Every year, since 2015, the Abwab exhibition at Dubai Design Week, plays host to designers, curators and even design studios from across the Middle East, North Africa and South Asia. It is fitting that the exhibition is titled Abwab, which translates to ‘doors’ in Arabic. It is in these very pavilions, dedicated to various countries within the region, that local and regional talent is celebrated. More importantly, with art and design as the fulcrum, the annually remodelled exhibition is much like a portal that opens up new conversations about cultures, thereby prompting an exchange of information and experiences. This year, at the fifth edition of Dubai Design Week, Abwab designers worked with the artistic brief of recreating the local classrooms of their cultures. Highly interactive, the installations at each pavilion afforded visitors an engaging experience.
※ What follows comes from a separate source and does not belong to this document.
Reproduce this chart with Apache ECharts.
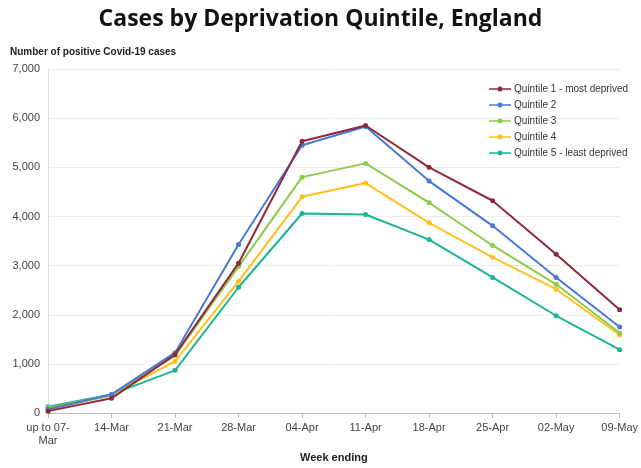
<!DOCTYPE html>
<html>
<head>
<meta charset="utf-8">
<script src="https://cdn.jsdelivr.net/npm/echarts@6/dist/echarts.min.js"></script>
<style>
  html, body { margin: 0; padding: 0; background: #fff; }
  #chart { width: 641px; height: 468px; }
</style>
</head>
<body>
<div id="chart"></div>
<script>
// Week-ending categories
const weeks = ['up to 07-\nMar', '14-Mar', '21-Mar', '28-Mar', '04-Apr', '11-Apr', '18-Apr', '25-Apr', '02-May', '09-May'];

// Weekly positive cases by deprivation quintile
const quintile1 = [40, 300, 1190, 3050, 5530, 5850, 5000, 4320, 3230, 2100];
const quintile2 = [80, 380, 1230, 3430, 5450, 5830, 4720, 3810, 2760, 1750];
const quintile3 = [110, 360, 1170, 2980, 4800, 5080, 4280, 3410, 2620, 1630];
const quintile4 = [70, 370, 1050, 2680, 4400, 4680, 3870, 3170, 2520, 1590];
const quintile5 = [130, 380, 870, 2560, 4060, 4040, 3530, 2760, 1980, 1290];

const seriesNames = ['Quintile 1 - most deprived', 'Quintile 2', 'Quintile 3', 'Quintile 4', 'Quintile 5 - least deprived'];
const seriesData = [quintile1, quintile2, quintile3, quintile4, quintile5];
const colors = ['#8E2A3B', '#4A78D8', '#8CCB4A', '#FFC01E', '#1DB394'];

// Legend key: a short line with a filled dot in the middle
const legendIcon = 'path://M0,2.2L22,2.2L22,3.8L0,3.8Z M8.5,3A2.5,2.5,0,1,1,13.5,3A2.5,2.5,0,1,1,8.5,3Z M0,0L0.01,0Z M0,6L0.01,6Z';

const chart = echarts.init(document.getElementById('chart'), null, { renderer: 'canvas' });

chart.setOption({
  animation: false,
  color: colors,
  title: [
    {
      text: 'Cases by Deprivation Quintile, England',
      left: 'center',
      top: 3,
      textStyle: { fontFamily: 'Open Sans', fontWeight: 'bold', fontSize: 23, color: '#111' }
    },
    {
      text: 'Number of positive Covid-19 cases',
      left: 5,
      top: 42,
      textStyle: { fontFamily: 'Liberation Sans', fontWeight: 'bold', fontSize: 10, color: '#222' }
    }
  ],
  legend: {
    orient: 'vertical',
    right: 8,
    top: 79,
    itemGap: 6,
    itemWidth: 22,
    itemHeight: 6,
    icon: legendIcon,
    textStyle: { fontFamily: 'Liberation Sans', fontSize: 10, color: '#333', padding: [0, 0, 0, -2] },
    data: seriesNames
  },
  grid: { left: 48, right: 19, top: 69, bottom: 46 },
  xAxis: {
    type: 'category',
    data: weeks,
    boundaryGap: false,
    name: 'Week ending',
    nameLocation: 'middle',
    nameGap: 32,
    nameTextStyle: { fontFamily: 'Liberation Sans', fontWeight: 'bold', fontSize: 11, color: '#222' },
    axisLine: { lineStyle: { color: '#bbb' } },
    axisTick: { show: true, alignWithLabel: true, lineStyle: { color: '#bbb' } },
    axisLabel: { fontFamily: 'Liberation Sans', fontSize: 11, color: '#444', interval: 0, lineHeight: 13 }
  },
  yAxis: {
    type: 'value',
    min: 0,
    max: 7000,
    interval: 1000,
    axisLine: { show: true, lineStyle: { color: '#ddd' } },
    splitLine: { lineStyle: { color: '#ececec' } },
    axisLabel: {
      fontFamily: 'Liberation Sans', fontSize: 11, color: '#444', margin: 8,
      formatter: v => v.toLocaleString('en-US')
    }
  },
  series: seriesNames.map((name, i) => ({
    name,
    type: 'line',
    data: seriesData[i],
    symbol: 'circle',
    symbolSize: 5,
    lineStyle: { width: 2 },
    z: 10 - i
  }))
});
</script>
</body>
</html>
With The Busride Design Studio at its helm, the Indian Pavilion highlighted the country’s age-old tradition of storytelling and the passage of myth over time. The pavilion titled ‘Qissa Ghar’ underscored India’s rich plurality in many ways as it sought to retell a selection of creation myths from cultures across the country. Ayaz and Zameer Basrai, co-founders of the Goa-based design studio, are no stranger to weaving a narrative within the spaces they design. They have worked on a range of hospitality and entertainment projects, and immersive media and film. Ayaz also heads the Busride Lab, which works in the realm of heritage conservation and research and development of community-centric ideas that envision a better world.
“The underlying theme of this year is “Ways of Learning”, a theme that resonates very closely with the work that we do. Throughout history, stories have been the way we hold information. Retelling takes on a slight nuance, and that belongs solely to the storyteller. The Qissa Ghar is literally a microcosm of India, and we wanted our pavilion to focus on the abstractions of age-old creation myths that abound in the Tribal regions of the country,” explains Ayaz Basrai.
‘Qissa’ translates to fable in Arabic and is a term that refers to the tradition of oral storytelling in several Indian cultures. The Indian pavilion’s labyrinthine form played home to India’s multifarious creation myths. To give form to the pavilion, the studio worked in collaboration with architect Fernando Velho whose work and passion extends to heritage and conservation. Taking a cue from the original tessellation of the stone paving at the Taj Mahal, Agra, Qissa Ghar was turned into an immersive experience for the visitor who engaged with the suspended Khadi fabric lamps that use old-world materials and processes like stained glass and wood carving.
The Busride Design studio worked with seven contemporary artists whose works were translated onto these “scattered epiphany lamps” by textile designer Mansee Badve who is empanelled with the Indian Ministry of Textiles. The pavilion was supported by Artisan Connect, a CSR initiative by Pidilite.